Comme après les attentats du 11 janvier dernier, les entreprises doivent gérer la disparation de l’un de leurs salariés, les éventuels blessures de guerre pour d’autres, mais aussi les chocs post traumatiques de leurs collaborateurs témoins directs ou indirects de ces scènes de carnage. Nous avons demandé à deux experts de nous éclairer sur la prise en charge de ce type de drame par les entreprises.
Ce lundi 16 novembre, le téléphone n’a pas arrêté de sonner au standard du cabinet Psya. « Depuis ce matin, ce sont essentiellement des entreprises françaises qui nous contactent pour qu’on les accompagne dans la gestion de cet événement traumatique », constate Jérôme Bouchet, directeur des opérations au sein de ce cabinet. En effet, après l’horreur de la soirée du vendredi 13 novembre, la vie reprend son cours et les entreprises comptent leurs troupes. Certains salariés manquent à l’appel, d’autres ont été touchés directement ou indirectement par ce carnage. Pas facile pour les dirigeants de trouver les bons mots. Par exemple, comment annoncé le décès d’un salarié au reste de l’entreprise ? « Avant d’envoyer un mail avec ce type d’information, la direction doit s’assurer que les managers sont outillés et prêts à prendre le relais dans les services », insiste cet expert. En plus de l’annonce de la tragique nouvelle, l’entreprise doit mettre en place une « logistique morbide », conseille Jean-Claude Delgènes, fondateur et directeur général du cabinet Technologia. « Elle doit par exemple organiser la récupération par la famille des effets personnels du défunt mais aussi permettre aux salariés de se rendre aux obsèques. L’employeur doit être très clair et précis sur les modalités afin de permettre aux gens de bien accompagner leur collègue ou ami : mise en place d’un système de navette, jour de congé « offert » ou pas, payé ou pas. Tout doit être mis en place pour que le salarié décédé ne sorte pas dans l’indifférence générale », insiste-t-il.

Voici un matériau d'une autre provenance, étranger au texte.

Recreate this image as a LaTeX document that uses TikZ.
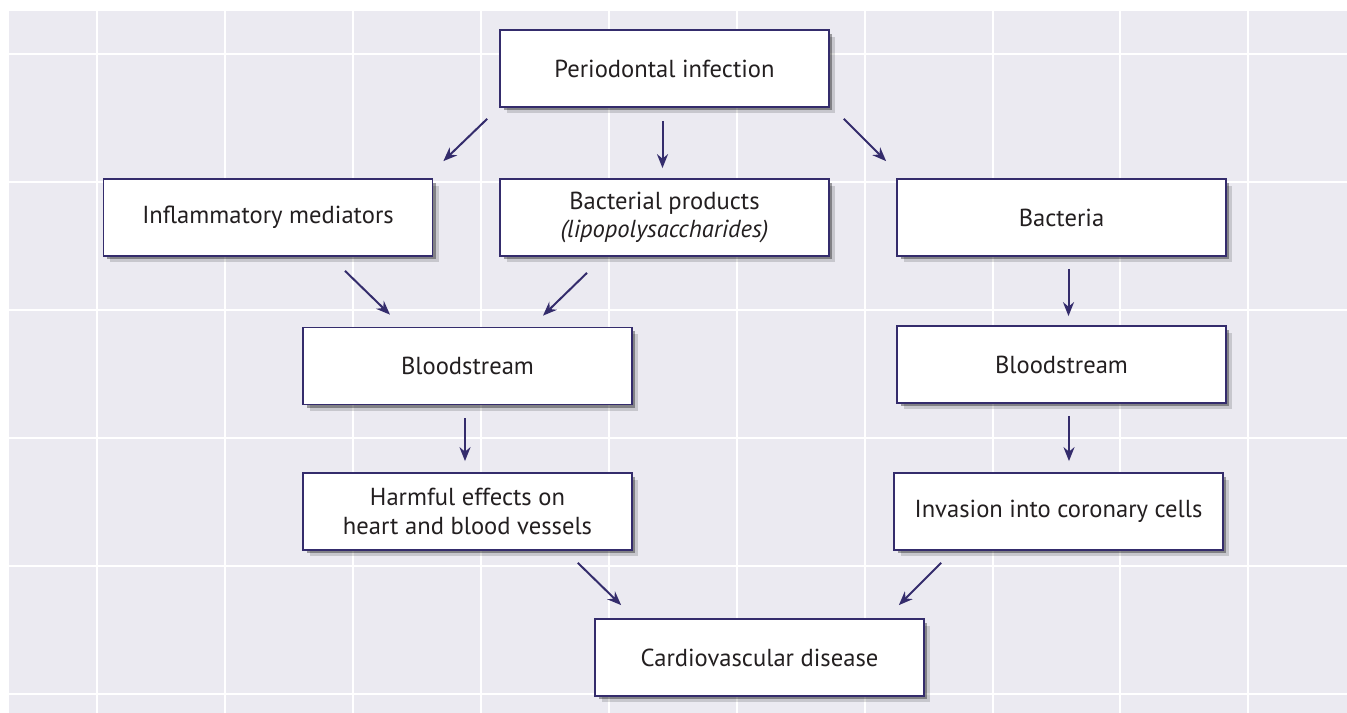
\documentclass[tikz,border=0pt]{standalone}
\usepackage{fontspec}
\setmainfont{PT Sans}
\usepackage{xcolor}
\usepackage{tikz}
\usetikzlibrary{arrows.meta, shadows, calc}
\definecolor{panel}{RGB}{235,234,241}
\definecolor{navy}{RGB}{52,44,108}
\definecolor{inkgray}{RGB}{35,31,32}
\tikzstyle{arrow} = [line width=0.04cm, navy, ->, >={Stealth[length=0.28cm, width=0.22cm]}]
\tikzstyle{gridline} = [white, line width=0.04cm]
\tikzstyle{stage} = [rectangle, draw=navy, line width=0.035cm, fill=white, text=inkgray, minimum width=6.58cm, minimum height=1.54cm, inner sep=0pt, align=center, font=\fontsize{14}{16}\selectfont, drop shadow={shadow xshift=0.13cm, shadow yshift=-0.13cm, fill=black, opacity=0.15}, drop shadow={shadow xshift=0.07cm, shadow yshift=-0.07cm, fill=black, opacity=0.35}]

\begin{document}
\begin{tikzpicture}[x=0.02cm, y=-0.02cm]

\useasboundingbox (0,0) rectangle (1347,713);
\fill[panel] (9,11) rectangle (1347,713);
\foreach \gx in {97,225,353,481,609,737,865,993,1120,1248}
    \draw[gridline] (\gx,11) -- (\gx,713);
\foreach \gy in {54,182,310,438,566,694}
    \draw[gridline] (9,\gy) -- (1347,\gy);

\node[stage] (peri) at (664.5,68.5) {Periodontal infection};
\node[stage] (inflam) at (268,217.5) {Inflammatory mediators};
\node[stage] (bactprod) at (664.5,217.5) {Bacterial products\\\textit{(lipopolysaccharides)}};
\node[stage] (bacteria) at (1061.5,217.5) {Bacteria};
\node[stage] (bloodL) at (467.5,366) {Bloodstream};
\node[stage] (bloodR) at (1061.5,364.5) {Bloodstream};
\node[stage] (harm) at (467.5,511.5) {Harmful effects on\\heart and blood vessels};
\node[stage] (invasion) at (1058.5,511.5) {Invasion into coronary cells};
\node[stage] (cvd) at (759.5,657.5) {Cardiovascular disease};

\draw[arrow] ($(peri.south west)+(-12,11)$) -- ($(inflam.north east)+(10,-17)$);
\draw[arrow] ($(peri.south)+(-2,13)$) -- ($(bactprod.north)+(-2,-10)$);
\draw[arrow] ($(peri.south east)+(14,11)$) -- ($(bacteria.north west)+(-10,-17)$);
\draw[arrow] ($(inflam.south)+(77,14)$) -- ($(bloodL.north)+(-77.5,-12)$);
\draw[arrow] ($(bactprod.south)+(-77.5,16)$) -- ($(bloodL.north)+(75.5,-11)$);
\draw[arrow] ($(bacteria.south)+(7,12)$) -- ($(bloodR.north)+(7,-9)$);
\draw[arrow] ($(bloodL.south)+(-2.5,13)$) -- ($(harm.north)+(-2.5,-11)$);
\draw[arrow] ($(bloodR.south)+(7.5,12)$) -- ($(invasion.north)+(10.5,-11)$);
\draw[arrow] ($(harm.south east)+(-55,12)$) -- ($(cvd.north west)+(27,-13)$);
\draw[arrow] ($(invasion.south west)+(48,12)$) -- ($(cvd.north east)+(-26,-13)$);

\end{tikzpicture}
\end{document}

Maintenant, si un ou plusieurs salariés ont été blessés et sont toujours absents, les dirigeants doivent évidemment être en lien avec sa famille et les proches. Et, en accord avec ces derniers, l’entreprise peut diffuser en interne des informations sur l’état de santé de ces salariés touchés. Sans jamais se lancer dans un point médical détaillé évidemment. Ainsi depuis lundi 16 novembre, les dirigeants d’une agence de presse parisienne dont deux jeunes collaborateurs ont été touchés par balles au Bataclan, donnent-ils des nouvelles régulières au reste des salariés. « Dans ce type de circonstances, on peut imaginer que l’employeur précise par exemple les modalités de visite auprès des blessés, qu’il mette à disposition un livre pour que les salariés leur apportent leur soutien », suggère Jean-Claude Delgènes.
En plus de la diffusion d’information, les entreprises concernées proposent en général un accompagnement psychologique aux salariés de l’entreprise touchés directement ou indirectement par les attentats et souffrant parfois de stress post traumatique. « Les interventions sur site peuvent être de deux natures : collective au travers de groupes de parole et/ou individuelles avec la venue d’un psychologue. Autre possibilité : la mise en place d’un numéro vert pour les salariés désireux d’évoquer leurs traumatismes », précise Jérôme Bouchet. L’agence de presse parisienne propose ainsi à ses salariés des rendez-vous collectifs et individuels avec une psychologue et poursuivra ce suivi dans les prochaines semaines. « Effectivement, il faut envisager un dispositif de suivi à moyen-long terme. Parfois, les gens ont des flashs au bout de 8 à 10 mois. Pour être efficace, ces cellules d’aide psychologiques doivent aussi être faciles à mobiliser pour les salariés », insiste Jean-Claude Delgènes. Et puis, après des évènements aussi tragiques, il est inconcevable que le business recommence plein pot comme avant comme si de rien n’était. Il faut sortir des process et des modalités de dialogue habituels. « La liberté de parole est un bon moyen pour aider les salariés à évacuer ce type de stress. Permettre à certains salariés de télé travailler est aussi une piste à envisager », indique le dirigeant du cabinet Technologia. Mais plutôt que la réaction (même si là elle s’imposait), la meilleure réponse reste la prévention et l’anticipation. Dès vendredi soir, la plupart des entreprises américaines et anglaises ont adressé un mail à leurs salariés français leur demandant de se manifester dans les 24 heures afin de connaître l’état de leurs troupes. « Les dispositifs d’accueil et de soutien psychologique ont donc été mis en place plus rapidement que dans les entreprises qui n’avaient pas ce type de système d’alerte », conclut Jérôme Bouchet du cabinet Psya.